We investeren ook heel veel in het onderhoud en de restauratie van dit historisch gebouw, dat een intensief onderhoud en regelmatige restauratie vergt.
Met betrekking tot de renovatie van de salons van de voorzitter wil ik onderstrepen dat die salons decennialang niet meer waren gerestaureerd. In een schouw zat meer dan één ton vuil. Dit verwijderen alleen al betekende een supplementaire kost. Het plafond kwam naar beneden terwijl men het stucwerk aan het herstellen was. Ook deze restauratie kostte enorm veel geld. Als gebruiker van dit gebouw hebben we de verdomde plicht het te onderhouden en het vakkundig te laten restaureren, want het is historisch erfgoed.
Alle commissievoorzitters zullen het met mij eens zijn dat de Senaat zeker geen terminale instelling is. Dat zeggen is een kaakslag voor al de mensen die hier week in week uit zeer hard werken.
De quaestoren hebben de hoogste prioriteit gegeven aan energiebesparingen. Dit gebouw is meer dan honderd jaar oud en vraagt om ingrijpende aanpassingen. Aan de andere kant kan ieder van ons zorgen dat er zuinig met energie wordt omgesprongen. Er branden nog te vaak onnodig lichten, er staan nog te vaak ramen en radiatoren open. We moeten zelf meer zin voor verantwoordelijkheid aan de dag leggen.

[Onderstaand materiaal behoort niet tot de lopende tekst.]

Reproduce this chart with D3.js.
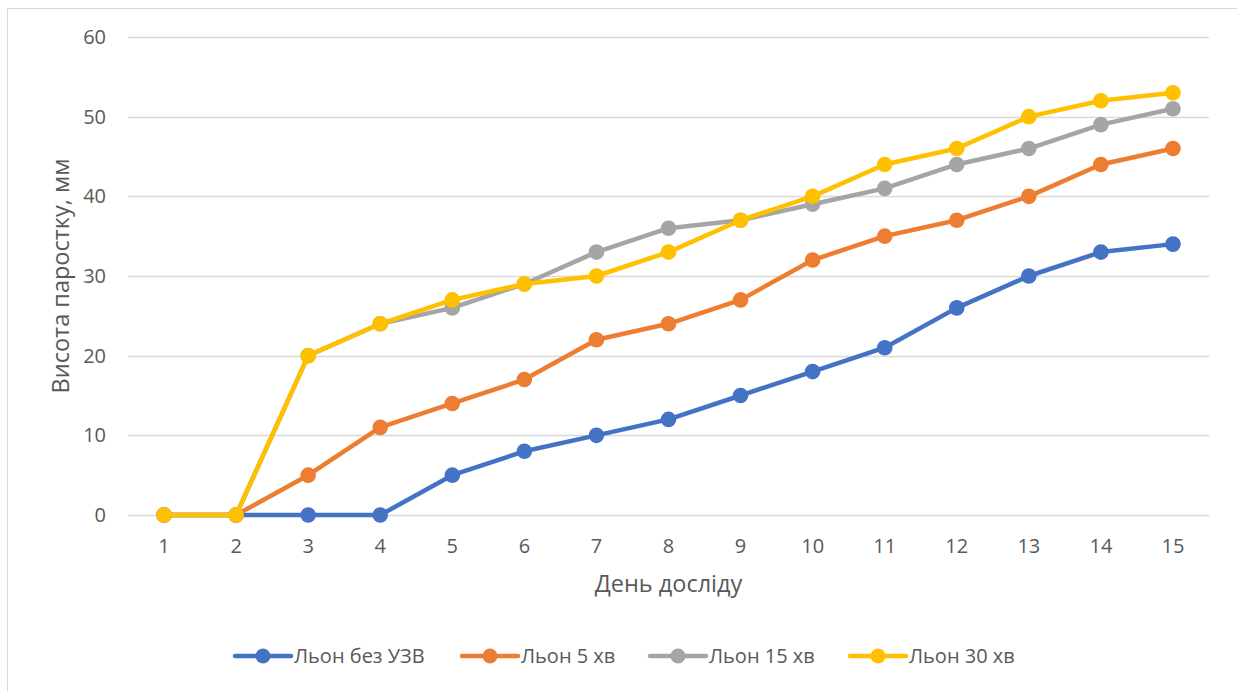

Op de opmerking over ethisch beleggen, kan ik antwoorden dat, als de Senaat gelden uit zijn pensioenfonds te beleggen heeft, wij daarmee rekening zullen houden.
Aan de heer Hugo Vandenberghe beloof ik dat de stukken van de Senaat via het internet beschikbaar zullen worden, zoals dat bij de Kamer al het geval is. Wij kunnen jammer genoeg niet alles in een keer.
De quaestoren hebben samen met de directeur-generaal en de griffier al het mogelijke gedaan om de gelden van de Senaat zo zuinig en rationeel mogelijk te gebruiken. Op heel wat terreinen hebben we een bonus. Op enkele hebben we een malus om redenen die in het verslag worden uiteengezet. Ik ben ervan overtuigd dat er nooit voorheen zoveel energie en aandacht is besteed aan het goede beheer van de instelling en het onderhoud van de gebouwen. Ik wil de collega's quaestoren, de directeur-generaal en de griffier daarvoor van harte danken. Sommige van de kritieken die hier werden geuit, waren dan ook volkomen misplaatst.
De heer Wim Verreycken (VL. BELANG). - Met haar eigen woorden wil ik mevrouw Leduc antwoorden dat ik als senator de verdomde plicht heb om details te vragen over de rekeningen van de Senaat. Ik heb het recht te weten waarop ik door mijn kiezers zal worden afgerekend. Als ik vraag waaraan een bedrag precies is besteed, dan is dat mijn controlerende plicht. Het is niet mijn plicht om permanent ja te knikken en in te stemmen met alles wat hier wordt verteld.
Mevrouw de voorzitter, mag ik weten wat uw antwoord is op mijn vraag om een gesplitste stemming te houden over de begroting en de rekeningen?
Mevrouw Jeannine Leduc (VLD). - De heer Verreycken mag de details van de facturen voor de restauratie komen inkijken. Wij hebben niets te verbergen. De quaestoren proberen zo open en transparant mogelijk te werken, maar we laten ons door niemand beschuldigen.
De voorzitter. - Tot slot van dit debat dank ik mevrouw Leduc en de Quaestuur voor hun uitstekend werk. Het toeval wil dat de vorige voorzitter van de Senaat, de heer Armand De Decker, hier nu aanwezig is. In zijn aanwezigheid benadruk ik dat het een verstandige beslissing was. Het is belangrijk om deze gebouwen goed te onderhouden om de waardigheid van onze instelling te bewaren.